What, if anything, can break us out of our collective malaise?

This gives us some sense of the rot that starts from the head of the fish — competence is punished, inertia rewarded; obstructionism is treated as a responsible act, questioning it is bullying. Just as Raab was ejected by civil servants, Suella Braverman was pushed out by the Met, who cried bloody murder at the prospect that their policing of protests might be open to criticism. The Met, like the civil service, is an increasingly self-governing entity, only partially answerable to elected officials. Whilst “operational independence”, in its proper bounds, is an admirable principle, in practice it has been distorted into a cover for politicised policing that actual politicians cannot question or change.

At multiple levels of decision making, there is a widening gulf between intention and action, planning and practice, which is systematically crippling our country. Decline is managed ever more badly, and worsening outcomes force reactive and expensive policy which in turn limits our ability to act still further. At the heart of all of it is a British establishment dominated by deadening proceduralism, the suppression of agency, and the collective evasion of responsibility.

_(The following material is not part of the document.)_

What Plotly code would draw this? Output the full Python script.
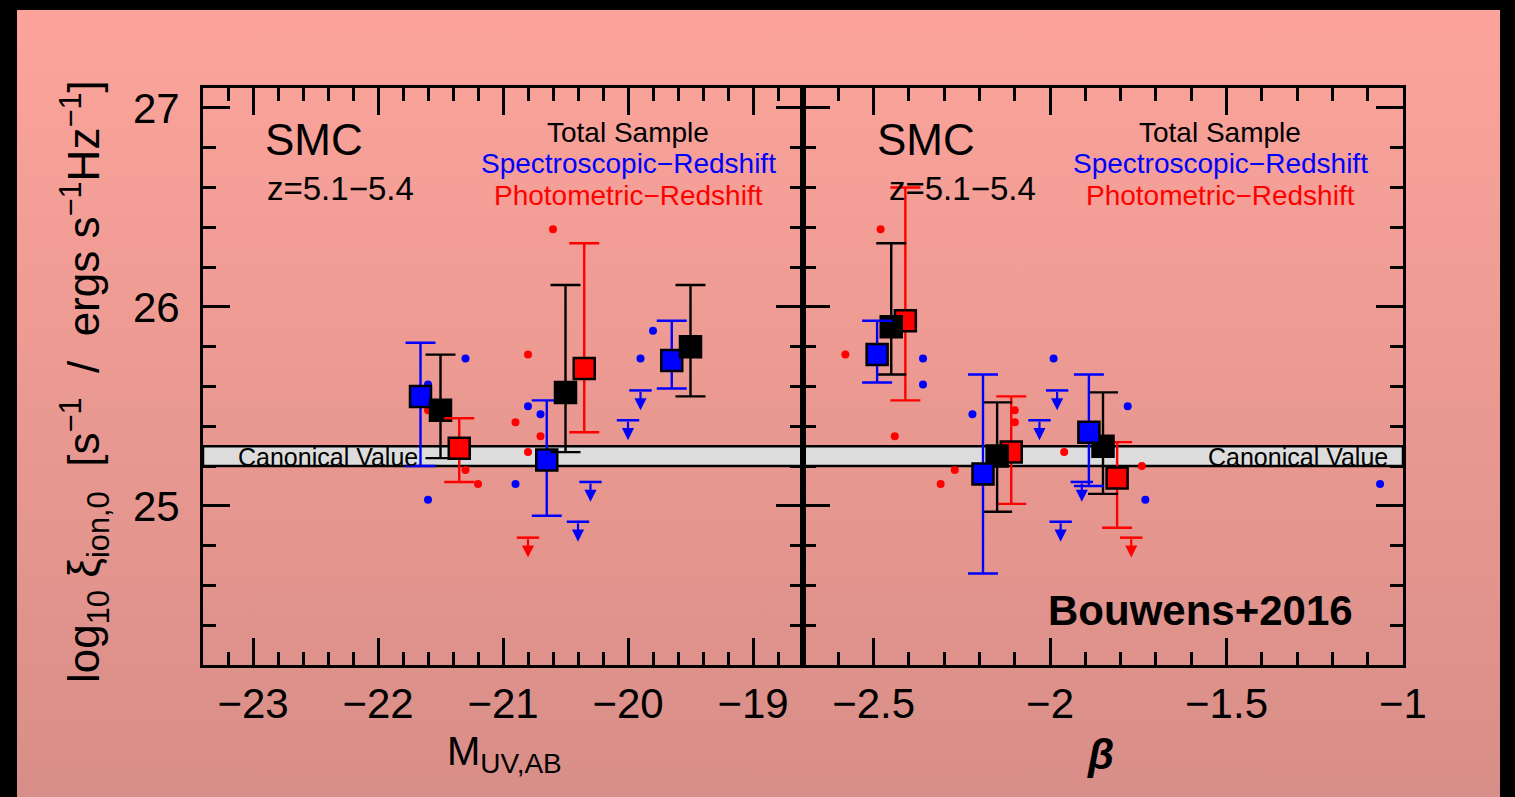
import base64
import plotly.graph_objects as go

W, H = 1515, 797

# ---------------- data ----------------
# Left panel: M_UV,AB
muv_spec_x = [-21.66, -20.65, -19.65]
muv_spec_y = [25.55, 25.23, 25.73]
muv_spec_up = [0.27, 0.30, 0.20]
muv_spec_dn = [0.35, 0.28, 0.14]

muv_tot_x = [-21.50, -20.50, -19.50]
muv_tot_y = [25.48, 25.57, 25.80]
muv_tot_up = [0.28, 0.54, 0.31]
muv_tot_dn = [0.24, 0.30, 0.25]

muv_phot_x = [-21.35, -20.35]
muv_phot_y = [25.29, 25.69]
muv_phot_up = [0.15, 0.63]
muv_phot_dn = [0.17, 0.32]

muv_bdot_x = [-21.30, -21.60, -20.80, -20.70, -20.90, -21.60, -19.80, -19.90]
muv_bdot_y = [25.74, 25.61, 25.50, 25.46, 25.11, 25.03, 25.88, 25.74]
muv_rdot_x = [-20.60, -20.80, -21.60, -20.90, -20.70, -20.80, -21.30, -21.20]
muv_rdot_y = [26.39, 25.76, 25.48, 25.42, 25.35, 25.27, 25.18, 25.11]
muv_blim_x = [-20.30, -20.40, -19.90, -20.00]
muv_blim_y = [25.12, 24.92, 25.58, 25.43]
muv_rlim_x = [-20.80]
muv_rlim_y = [24.84]

# Right panel: beta
beta_spec_x = [-2.49, -2.19, -1.89]
beta_spec_y = [25.76, 25.16, 25.37]
beta_spec_up = [0.17, 0.50, 0.29]
beta_spec_dn = [0.14, 0.50, 0.27]

beta_tot_x = [-2.45, -2.15, -1.85]
beta_tot_y = [25.90, 25.25, 25.30]
beta_tot_up = [0.42, 0.27, 0.27]
beta_tot_dn = [0.24, 0.28, 0.24]

beta_phot_x = [-2.41, -2.11, -1.81]
beta_phot_y = [25.93, 25.27, 25.14]
beta_phot_up = [0.67, 0.28, 0.18]
beta_phot_dn = [0.40, 0.26, 0.25]

beta_bdot_x = [-2.36, -2.36, -2.22, -1.99, -1.78, -1.73, -1.065]
beta_bdot_y = [25.74, 25.61, 25.46, 25.74, 25.50, 25.03, 25.11]
beta_rdot_x = [-2.48, -2.58, -2.44, -2.27, -2.31, -2.10, -2.10, -1.96, -1.74]
beta_rdot_y = [26.39, 25.76, 25.35, 25.18, 25.11, 25.48, 25.42, 25.27, 25.20]
beta_blim_x = [-2.03, -1.98, -1.91, -1.97]
beta_blim_y = [25.43, 25.58, 25.12, 24.92]
beta_rlim_x = [-1.77]
beta_rlim_y = [24.84]

canon_lo, canon_hi = 25.2, 25.3

xticks_beta = [-2.5, -2.0, -1.5, -1.0]

# ---------------- styling ----------------
BLUE = "#0000FF"
RED = "#FF0000"
BLACK = "#000000"
FONT = "Liberation Sans, Arial, sans-serif"
ARROW_LEN = 0.1
NB = "\u00a0"


def px(x):
    return x / W


def py(y):
    return 1 - y / H


fig = go.Figure()


def add_dots(xs, ys, color, xa, ya):
    fig.add_trace(go.Scatter(x=xs, y=ys, mode="markers", xaxis=xa, yaxis=ya,
                             marker=dict(symbol="circle", size=8, color=color,
                                         line=dict(width=0)),
                             showlegend=False, hoverinfo="skip"))


def add_limits(xs, ys, color, xa, ya):
    fig.add_trace(go.Scatter(x=xs, y=ys, mode="markers", xaxis=xa, yaxis=ya,
                             marker=dict(symbol="line-ew", size=16, color=color,
                                         line=dict(width=2.5, color=color)),
                             showlegend=False, hoverinfo="skip"))
    xr = "x" if xa == "x" else "x2"
    yr = "y" if ya == "y" else "y2"
    for xv, yv in zip(xs, ys):
        fig.add_annotation(x=xv, y=yv - ARROW_LEN, ax=xv, ay=yv,
                           xref=xr, yref=yr, axref=xr, ayref=yr,
                           showarrow=True, arrowhead=2, arrowsize=1.1,
                           arrowwidth=2.2, arrowcolor=color, text="",
                           standoff=0, startstandoff=0)


def add_bins(xs, ys, up, dn, color, xa, ya):
    fig.add_trace(go.Scatter(x=xs, y=ys, mode="markers", xaxis=xa, yaxis=ya,
                             error_y=dict(type="data", array=up, arrayminus=dn,
                                          color=color, thickness=2.4, width=15,
                                          symmetric=False),
                             marker=dict(symbol="square", size=21, color=color,
                                         line=dict(width=2.5, color=BLACK)),
                             showlegend=False, hoverinfo="skip"))


# left panel
add_dots(muv_bdot_x, muv_bdot_y, BLUE, "x", "y")
add_dots(muv_rdot_x, muv_rdot_y, RED, "x", "y")
add_limits(muv_blim_x, muv_blim_y, BLUE, "x", "y")
add_limits(muv_rlim_x, muv_rlim_y, RED, "x", "y")
add_bins(muv_spec_x, muv_spec_y, muv_spec_up, muv_spec_dn, BLUE, "x", "y")
add_bins(muv_tot_x, muv_tot_y, muv_tot_up, muv_tot_dn, BLACK, "x", "y")
add_bins(muv_phot_x, muv_phot_y, muv_phot_up, muv_phot_dn, RED, "x", "y")

# right panel
add_dots(beta_bdot_x, beta_bdot_y, BLUE, "x2", "y2")
add_dots(beta_rdot_x, beta_rdot_y, RED, "x2", "y2")
add_limits(beta_blim_x, beta_blim_y, BLUE, "x2", "y2")
add_limits(beta_rlim_x, beta_rlim_y, RED, "x2", "y2")
add_bins(beta_phot_x, beta_phot_y, beta_phot_up, beta_phot_dn, RED, "x2", "y2")
add_bins(beta_tot_x, beta_tot_y, beta_tot_up, beta_tot_dn, BLACK, "x2", "y2")
add_bins(beta_spec_x, beta_spec_y, beta_spec_up, beta_spec_dn, BLUE, "x2", "y2")

# canonical band
for xr, yr in (("x", "y"), ("x2", "y2")):
    fig.add_shape(type="rect", xref=f"{xr} domain", yref=yr, x0=0, x1=1,
                  y0=canon_lo, y1=canon_hi, fillcolor="#DCDCDC",
                  line=dict(color=BLACK, width=2.5), layer="below")

# background gradient (pink) as an svg image
svg = ('<svg xmlns="http://www.w3.org/2000/svg" width="100" height="100" '
       'preserveAspectRatio="none" viewBox="0 0 100 100">'
       '<defs><linearGradient id="g" x1="0" y1="0" x2="0" y2="1">'
       '<stop offset="0" stop-color="#FCA49B"/>'
       '<stop offset="1" stop-color="#D88E88"/></linearGradient></defs>'
       '<rect x="0" y="0" width="100" height="100" fill="url(#g)"/></svg>')
src = "data:image/svg+xml;base64," + base64.b64encode(svg.encode()).decode()
fig.add_layout_image(source=src, xref="paper", yref="paper",
                     x=px(17), y=py(10), sizex=px(1500) - px(17),
                     sizey=py(10) - py(H), xanchor="left", yanchor="top",
                     sizing="stretch", layer="below")

# axes
common = dict(showline=True, linecolor=BLACK, linewidth=3, mirror="ticks",
              ticks="inside", ticklen=27, tickwidth=2.5, tickcolor=BLACK,
              showgrid=False, zeroline=False, automargin=False,
              tickfont=dict(family=FONT, size=42, color=BLACK))

ydom = [py(665), py(88)]
fig.update_layout(
    template="none",
    width=W, height=H, autosize=False,
    margin=dict(l=0, r=0, t=0, b=0, pad=0, autoexpand=False),
    paper_bgcolor="black", plot_bgcolor="rgba(0,0,0,0)",
    showlegend=False,
    xaxis=dict(domain=[px(203), px(803)], range=[-23.4, -18.6], dtick=1,
               tick0=-23, anchor="y", ticklabelstandoff=0,
               minor=dict(ticks="inside", ticklen=13, tickwidth=2.5,
                          tickcolor=BLACK, dtick=0.2, tick0=-23), **common),
    yaxis=dict(domain=ydom, range=[24.2, 27.1], dtick=1, tick0=25,
               anchor="x", ticklabelstandoff=12,
               minor=dict(ticks="inside", ticklen=13, tickwidth=2.5,
                          tickcolor=BLACK, dtick=0.2, tick0=25), **common),
    xaxis2=dict(domain=[px(803), px(1403)], range=[-2.7, -1.0],
                tickvals=xticks_beta, anchor="y2", ticklabelstandoff=0,
                minor=dict(ticks="inside", ticklen=13, tickwidth=2.5,
                           tickcolor=BLACK, dtick=0.1, tick0=-2.5), **common),
    yaxis2=dict(domain=ydom, range=[24.2, 27.1], dtick=1, tick0=25,
                anchor="x2", showticklabels=False,
                minor=dict(ticks="inside", ticklen=13, tickwidth=2.5,
                           tickcolor=BLACK, dtick=0.2, tick0=25), **common),
)


def text(s, x, y, size, color=BLACK, xanchor="center", bold=False, angle=0,
         family=FONT):
    fig.add_annotation(text=f"<b>{s}</b>" if bold else s, x=px(x), y=py(y),
                       xref="paper", yref="paper", showarrow=False,
                       xanchor=xanchor, yanchor="middle", textangle=angle,
                       font=dict(family=family, size=size, color=color))


for smc_x, z_x, leg_x in [(314, 340, 628), (926, 962, 1220)]:
    text("SMC", smc_x, 140, 44)
    text("z=5.1−5.4", z_x, 188, 33)
    text("Total Sample", leg_x, 133, 28)
    text("Spectroscopic−Redshift", leg_x, 163, 28, BLUE)
    text("Photometric−Redshift", leg_x, 196, 28, RED)

text("Canonical Value", 236, 457, 25, xanchor="left")
text("Canonical Value", 1390, 457, 25, xanchor="right")
text("Bouwens+2016", 1200, 610, 42, bold=True)

text("M<sub>UV,AB</sub>", 504, 754, 40)
text("<i>β</i>", 1100, 754, 42, bold=True)
ytitle = (f"log<sub>10</sub>{NB}ξ<sub>ion,0</sub>{NB}{NB}[s<sup>−1</sup>{NB}{NB}/{NB}{NB}"
          f"ergs{NB}s<sup>−1</sup>Hz<sup>−1</sup>]")
text(ytitle, 84, 382, 44, angle=-90)

fig.write_html("out.html", config={"responsive": False})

The intransigence and “computer says no” approach of our public servants is replicated everywhere from the managerial HR capitalism of big business to the committee-sitting classes who govern education and the arts.

What, if anything, can break us out of our collective malaise? The Tory party has manifestly failed to take on the “blob” after 13 years “in power” (as we charmingly still refer to being in government). The Labour party is on its way in, with a massive range of problems to solve and promises to keep. Unfortunately they’ve shown little appetite to do anything other than cheer on institutional intransigence. Perhaps this is just what oppositions do, but Labour will soon have to shift its thinking if it wants to get anything done. This is a task that goes beyond left and right, and will require long-term and cross-party cooperation if we are to break the grip of inertia and get Britain moving.